A Minnesota Court of Appeals decision — requiring an employer to pay a terminated employee nearly 200 hours of accrued vacation — is the latest reminder to employers to be cautious in denying employees their earned and accrued paid vacation.

The recent decision, Lee v. Fresenius Medical Care, might be appealed and overturned. And it applies only in Minnesota. But the conclusion is a reminder to employers in all states that it can be risky to adopt policies that put restrictions on the payment of earned and accrued vacation. Some states forbid the practice. And in other states, courts have defined earned and accrued vacation pay as earned wages due to employees.

Facts of the case: The employer, Fresenius Medical Care, had a policy in its handbook telling employees, “…if your employment is terminated for misconduct, you will not be eligible for…payment of earned but unused [paid time off] unless required by state law.”  Fresenius terminated Susan Lee’s employment for misconduct and refused to pay her nearly 182 hours of earned, but unused, vacation time.

Lee contested the employer’s denial. The District Court ruled in favor of the employer, determining the handbook policy was part of the employment contract between Fresenius and Lee. Since Lee was discharged for misconduct, the District Court concluded she was not entitled to be paid for unused vacation time under terms of her employment contract.

However, Minnesota law states an employer must pay a discharged employee “wages or commissions actually earned and unpaid at the time of the discharge…” But the state law does not define "wages."

The Appeals Court ruled in August of 2006:

  • The term "wages" includes pay for accrued vacation time.
  • Under Minnesota law, an employer “cannot provide by contract what is prohibited by statute.”

Thus, under Minnesota law the Appeals Court stated: “When an employer discharges an employee, any compensation for accrued vacation time that the employee has earned but has not been paid at the time of the discharge is immediately due and payable upon demand of the employee.”

A “use it or lose it” policy: The Minnesota case raises another question common for many employers: Can an employer adopt a "use it or lose it” vacation policy, telling employees any accrued vacation time not used after a certain date is lost?
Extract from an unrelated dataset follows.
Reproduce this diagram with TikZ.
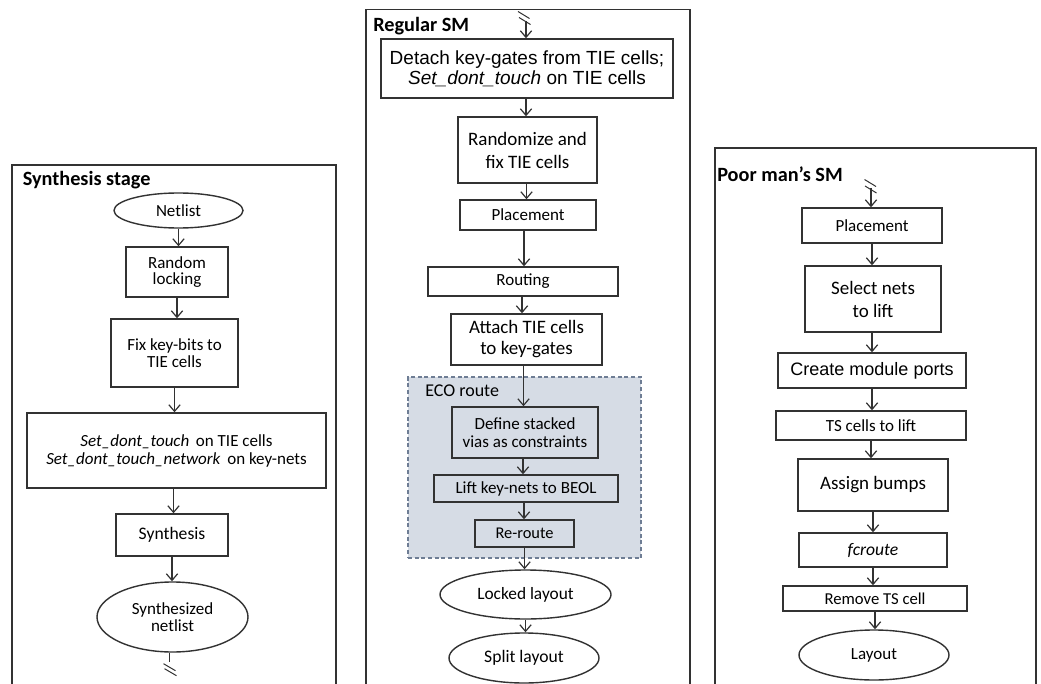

The general rule followed under “wage and hour” laws and court decisions is:

  • Employers don’t have to give their employees a paid vacation benefit.
  • But if employees earn paid vacation under an employer’s established policy, the employer owes the employee the paid vacation — or paid wages in lieu of the vacation.

So a “use it or lose it” policy can be risky and in some states it is not legal. (Note: To determine what the law in your state may be on this and related questions, review your vacation policy with an attorney familiar with state employment law.)

For example, some years ago, in California, a terminated employee sued his employer for $24,200 because of a "use it or lose" vacation policy. The employee claimed he had 22 weeks of unused vacation accumulated over 13 years in two separate stints at the company.

The California Court of Appeals declared the policy a violation of state laws. (When an employer promises a vacation, that becomes part of the employee’s compensation for time put in. Even if vacation is deferred — earned now, taken later — it is compensation due the employee.) The court said an employer can’t promise vacation and then take it away...even if the employer has a policy in its employee handbook stating that’s what will be done.